All of this has led to rampant online speculation that Cabana will re-sign with the WWE. For now, though, he’s is still on the road, wrestling at least a couple of times a week. “My goal is to go back to WWE,” Cabana says. “I’d like to be successful and get a real opportunity. But the reason I’m doing podcasts and comedy and trying everything out is that I just can’t wait for them to say, ‘Hey Colt, we like you now’—which a lot of wrestlers do. They wrestle, but they’re not making moves; they’re just hoping they’ll be picked. I can’t afford to do that.”
“I’m extremely proud of him,” says Punk. “Fired on a Friday, booked on Saturday. He hustles like nobody else I know. I honestly can’t say I’d have the stomach for it after making it to the WWE. However, it boils down to his love of wrestling. It’s his art. It’s his livelihood. He’s proven to be a talent that can transcend wrestling.”
Back at Logan Square Auditorium, Cabana wrestles a second match later in the night under his usual moniker. He takes on a hulking, shaved-head brawler named Eddie Kingston, and the crowd is completely behind him from the moment he makes his entrance. After a hard-fought match, though, he eventually succumbs to Kingston’s finishing move, the visibly brutal “Spinning Backfist.” Emerging from the locker room a few minutes after the match ends, still in his spandex, Cabana looks legitimately shaken, and it’s hard to tell whether he’s actually hurt or he’s still selling the move—or a combination of the two. “He got the best of me,” Cabana mutters.

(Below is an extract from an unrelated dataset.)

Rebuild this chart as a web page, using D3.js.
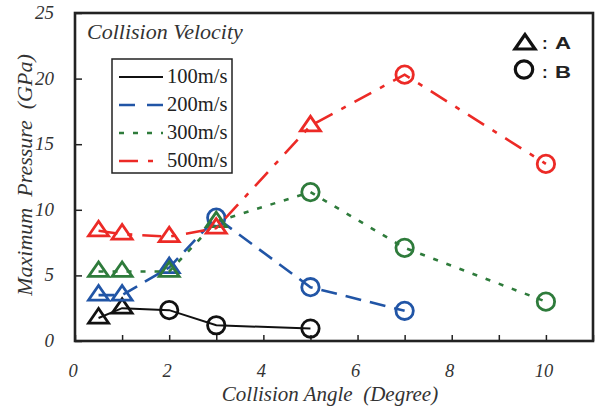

Then it’s back to selling DVDs and autographed 8 x 10s. As the evening ends, many of the Chikara wrestlers, in full regalia, line the narrow stairway to shake the hand of every departing fan. It’s a dizzying sight—all these guys dressed like comic-book superheroes, humbly and directly thanking the people who just dropped $20 to watch them perform. Cabana, however, isn’t among them. He still has T-shirts to sell.